A number of pilot projects were set to be implemented for the first time at the 2022 FIFA World Cup in Qatar, with the creation of sensory rooms for fans with access requirements in several of the venues of the tournament.

For Qatar 2022, three of the stadiums were chosen, including the largest arena of the competition, which will also host the final, the Lusail Iconic Stadium, creating an excellent environment for children to watch the matches in a quieter space, equipped with assistive technology and managed by expert staff.

This edition of the FIFA World Cup has set a new record and a new precedent, being the first event to have three sensory rooms in three different venues, with the largest deployment of such in history.

The sensory rooms, which are located in one of the stadium’s sky boxes, offer visitors the chance to watch live football in a specially-lit space that aims to alleviate any anxiety they may feel while attending a large-scale event. The purpose of the room is to offer people an enjoyable match day experience in a location that feels safe and secure. It features soft furnishings, toys and other activities which were installed by the Qatar Institute for Speech and Hearing.

The rooms can accommodate at least 10 people and have big tinted windows where the fans can watch events in seclusion. They also have soft lighting from fibre optical and LED lamps, coloured mattresses and sensory rugs that offer a range of distracting, tactile fun for children and teenagers. There are also noise-cancelling headphones padded blankets to roll around on, and anti-stress toys.

The sensory viewing room, which was set up by the Supreme Committee for Delivery & Legacy (SC) in collaboration with the FIFA World Cup Qatar 2022 LLC and FIFA – and with support from Qatar Foundation (QF) – caters mainly to children and young adults with autism or learning difficulties, among other sensory access requirements.

“We are committed to hosting the most inclusive World Cup in history – and facilities like the sensory viewing room at Education City Stadium are a major part of our plans. We understand that large, noisy crowds may be overwhelming for some fans, so we feel it is important to run a facility like this for children and young people, so they can enjoy the match in a safe and calming environment,” said Khaled Al Suwaidi, the SC’s Stakeholder Relations Director.

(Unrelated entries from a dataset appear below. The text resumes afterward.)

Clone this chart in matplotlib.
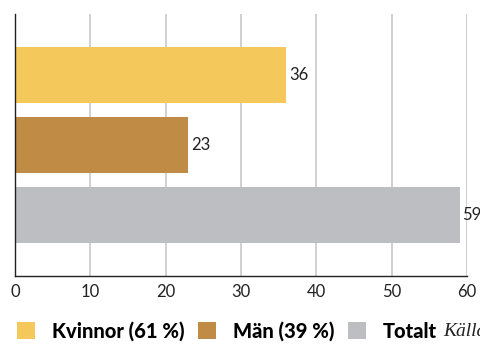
import matplotlib
matplotlib.use("Agg")
import matplotlib.pyplot as plt
from matplotlib.patches import Patch

plt.rcParams['font.family'] = ['Lato', 'DejaVu Sans']

groups = ["Kvinnor (61 %)", "Män (39 %)", "Totalt"]
values = [36, 23, 59]
colors = ["#F5C85C", "#C08B45", "#BDBEC1"]
xticks = [0, 10, 20, 30, 40, 50, 60]
source = "Källa: SCB"

W, H = 481, 345
fig = plt.figure(figsize=(W / 100, H / 100), dpi=100)
ax = fig.add_axes([0.031, 0.2, 0.94, 0.7594])

pos = list(range(len(values)))
bars = ax.barh(pos, values, height=0.8, color=colors, zorder=2)
for b, v in zip(bars, values):
    ax.annotate(str(v), (b.get_width(), b.get_y() + b.get_height() / 2),
                xytext=(2, 0), textcoords="offset points",
                va="center", ha="left", fontsize=12, color="#222222")

ax.set_xlim(0, 60)
ax.set_ylim(2.871, -0.871)
ax.set_xticks(xticks)
ax.set_yticks([])
ax.xaxis.grid(True, color="#C8C8C8", linewidth=1.2, zorder=0)
ax.tick_params(axis="x", length=0, pad=6, labelsize=12, labelcolor="#222222")
for s in ["top", "right"]:
    ax.spines[s].set_visible(False)
for s in ["left", "bottom"]:
    ax.spines[s].set_color("#222222")
    ax.spines[s].set_linewidth(1.0)

# legend row under the axis
handles = [Patch(facecolor=c, edgecolor="none") for c in colors]
fig.legend(handles, groups, loc="center left", bbox_to_anchor=(17 / W, 14 / H),
           ncol=3, frameon=False, borderpad=0, borderaxespad=0,
           handlelength=0.9, handleheight=0.95,
           handletextpad=0.85, columnspacing=0.65,
           prop={"weight": "black", "size": 14.5})
fig.text(443 / W, 14 / H, source, fontsize=14, style="italic", va="center",
         family=["Liberation Serif"], color="#222222")

fig.savefig("out.png", dpi=100)
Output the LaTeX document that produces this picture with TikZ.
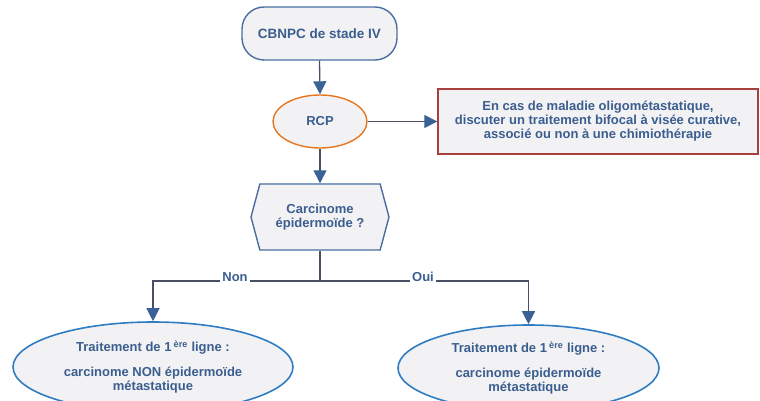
\documentclass[tikz,border=0pt]{standalone}
\usepackage{fontspec}
\setmainfont{Liberation Sans}
\usetikzlibrary{shapes.geometric,shapes.symbols,arrows.meta,shadows}

\definecolor{txtblue}{RGB}{59,94,143}
\definecolor{edgeblue}{RGB}{74,110,160}
\definecolor{ovalblue}{RGB}{47,124,194}
\definecolor{boxfill}{RGB}{242,242,244}
\definecolor{rcporange}{RGB}{232,118,30}
\definecolor{boxred}{RGB}{165,64,63}
\definecolor{linegrey}{RGB}{75,79,102}
\definecolor{tipblue}{RGB}{58,98,150}

\tikzset{
  base/.style={fill=boxfill, text=txtblue, font=\fontsize{13}{14}\selectfont\bfseries,
    align=center, line width=1.4pt, inner sep=0pt},
  startbox/.style={base, draw=edgeblue, rectangle, rounded corners=22pt,
    minimum width=155pt, minimum height=53pt, font=\fontsize{13.5}{16}\selectfont\bfseries},
  rcpnode/.style={base, draw=rcporange, ellipse, minimum width=94pt, minimum height=53pt},
  notebox/.style={base, draw=boxred, rectangle, minimum width=320pt, minimum height=65pt,
    drop shadow={shadow xshift=1.2pt, shadow yshift=-1.2pt, fill=black, opacity=0.25}},
  decision/.style={base, draw=edgeblue, signal, signal to=west and east,
    signal pointer angle=150, minimum width=138pt, minimum height=66pt},
  treatment/.style={base, draw=ovalblue, ellipse, line width=1.6pt},
  link/.style={draw=linegrey, line width=1.3pt},
  flow/.style={link, -{Triangle[length=13pt,width=13pt,color=tipblue,fill=tipblue]}},
  branchlabel/.style={fill=white, text=txtblue, font=\fontsize{13}{14}\selectfont\bfseries,
    inner sep=2.5pt, anchor=base}
}

\begin{document}
\begin{tikzpicture}[x=1pt,y=-1pt]
  \useasboundingbox (0,0) rectangle (760,401);

  % main column
  \node[startbox] (stage) at (319.5,33.5) {CBNPC de stade IV};
  \node[rcpnode] (rcp) at (320,121.5) {RCP};
  \node[notebox] (oligo) at (598,121.5)
    {En cas de maladie oligométastatique,\\
     discuter un traitement bifocal à visée curative,\\
     associé ou non à une chimiothérapie};
  \node[decision] (histo) at (320,217) {Carcinome\\épidermoïde ?};

  % first-line treatment ovals
  \node[treatment, minimum width=280pt, minimum height=90pt] (nonsq) at (153,367)
    {Traitement de 1\,\textsuperscript{ère} ligne :\\[11pt]
     carcinome NON épidermoïde\\métastatique};
  \node[treatment, minimum width=261pt, minimum height=86pt] (sq) at (528.5,368)
    {Traitement de 1\,\textsuperscript{ère} ligne :\\[11pt]
     carcinome épidermoïde\\métastatique};

  % connectors
  \draw[flow] (stage.south) -- (rcp.north);
  \draw[flow] (rcp.east) -- (rcp.east -| oligo.west);
  \draw[flow] (rcp.south) -- (histo.north);

  \coordinate (split) at (320,281);
  \draw[link] (histo.south) -- (split);
  \draw[flow] (split) -| (nonsq.north);
  \draw[flow] (split) -| (sq.north);

  \node[branchlabel] (nonlabel) at (235,281) {Non};
  \node[branchlabel] (ouilabel) at (423,281) {Oui};
\end{tikzpicture}
\end{document}
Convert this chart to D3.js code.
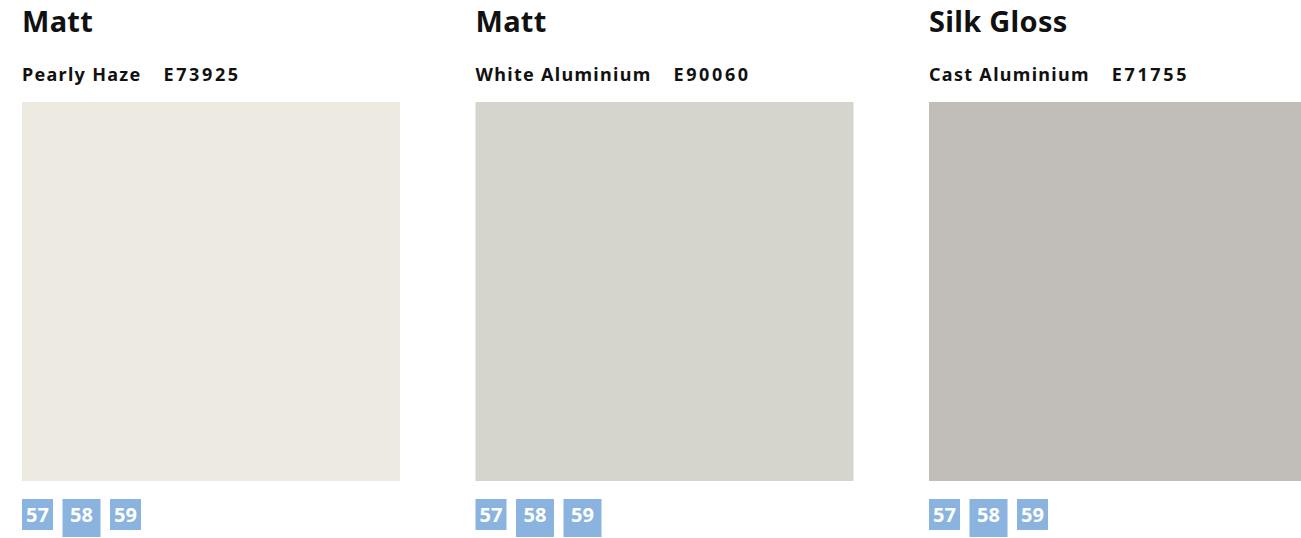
<!DOCTYPE html>
<html lang="en">
<head>
<meta charset="utf-8">
<title>Finishes</title>
<script src="https://cdn.jsdelivr.net/npm/d3@7"></script>
<style>
  body { margin: 0; background: #fff; font-family: "Noto Sans", sans-serif; }
</style>
</head>
<body>
<div id="chart"></div>
<script>
// data
var finishes = ["Matt", "Matt", "Silk Gloss"]
var colourNames = ["Pearly Haze", "White Aluminium", "Cast Aluminium"]
var colourCodes = ["E73925", "E90060", "E71755"]
var swatchColours = ["#edeae2", "#d5d5ce", "#c1beb9"]
var pages = ["57", "58", "59"]

// badge box sizes per column (style only)
var badgeSizes = [[31, 38, 31], [31, 38, 38], [31, 38, 31]]

var W = 1301, H = 538
var svg = d3.select("#chart").append("svg")
  .attr("width", W).attr("height", H)

var ids = d3.range(finishes.length)
var x = d3.scaleBand().domain(ids).range([22, 1307]).paddingInner(0.1665).paddingOuter(0)
var swatchTop = 102, swatchBottom = 481

var col = svg.selectAll("g.col")
  .data(ids)
  .enter().append("g")
  .attr("class", "col")
  .attr("transform", function(i){ return "translate(" + x(i) + ",0)" })

col.append("text")
  .attr("x", 0).attr("y", 32)
  .attr("font-size", "29px")
  .attr("font-weight", "bold")
  .attr("letter-spacing", "0.3px")
  .attr("fill", "#111")
  .text(function(i){ return finishes[i] })

var sub = col.append("text")
  .attr("x", 0).attr("y", 81)
  .attr("font-size", "18px")
  .attr("font-weight", "bold")
  .attr("fill", "#111")
sub.append("tspan").attr("letter-spacing", "1.3px").text(function(i){ return colourNames[i] })
sub.append("tspan").attr("dx", 22).attr("letter-spacing", "2.6px").text(function(i){ return colourCodes[i] })

col.append("rect")
  .attr("x", 0).attr("y", swatchTop)
  .attr("width", x.bandwidth())
  .attr("height", swatchBottom - swatchTop)
  .attr("fill", function(i){ return swatchColours[i] })

// page badges
col.each(function(i){
  var g = d3.select(this)
  var bx = 0
  pages.forEach(function(p, j){
    var s = badgeSizes[i][j]
    g.append("rect")
      .attr("x", bx).attr("y", 499)
      .attr("width", s).attr("height", s)
      .attr("fill", "#8ab4df")
    g.append("text")
      .attr("x", bx + s / 2).attr("y", 499 + 15.5)
      .attr("text-anchor", "middle")
      .attr("dominant-baseline", "central")
      .attr("font-size", "20px")
      .attr("font-weight", "bold")
      .attr("fill", "#fff")
      .text(p)
    bx += s + 9.5
  })
})
</script>
</body>
</html>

In addition to sensory rooms, Qatar 2022 also features a number of firsts for disabled fans, including the availability of audio descriptive commentary in Arabic at all matches. The tournament is also being hailed as the most accessible edition of the FIFA World Cup in history – with all eight stadiums being outfitted with facilities for disabled fans.

“For each edition of the FIFA World Cup, we step up our commitment to sustainability. Qatar 2022 is becoming a standard bearer for other major sporting events when it comes to accessibility, going beyond basic infrastructure. This is about ensuring that every fan feels welcome and a part of this event, and we are proud of what we have achieved,” added Federico Addiechi, FIFA’s Head of Sustainability & Environment.

The project has been getting rave reviews from the fans attending, with the dedicated space equipped with controlled lighting, interactive games and projections helping children and attendees feel the magic of the World Cup at Qatar 2022 without any issue whatsoever.

Similar spaces are available throughout Qatar during the FIFA World Cup, both at the Corniche in Doha and at the several FIFA Fan Festival venues opened for the tournament, creating an even better experience for all those involved.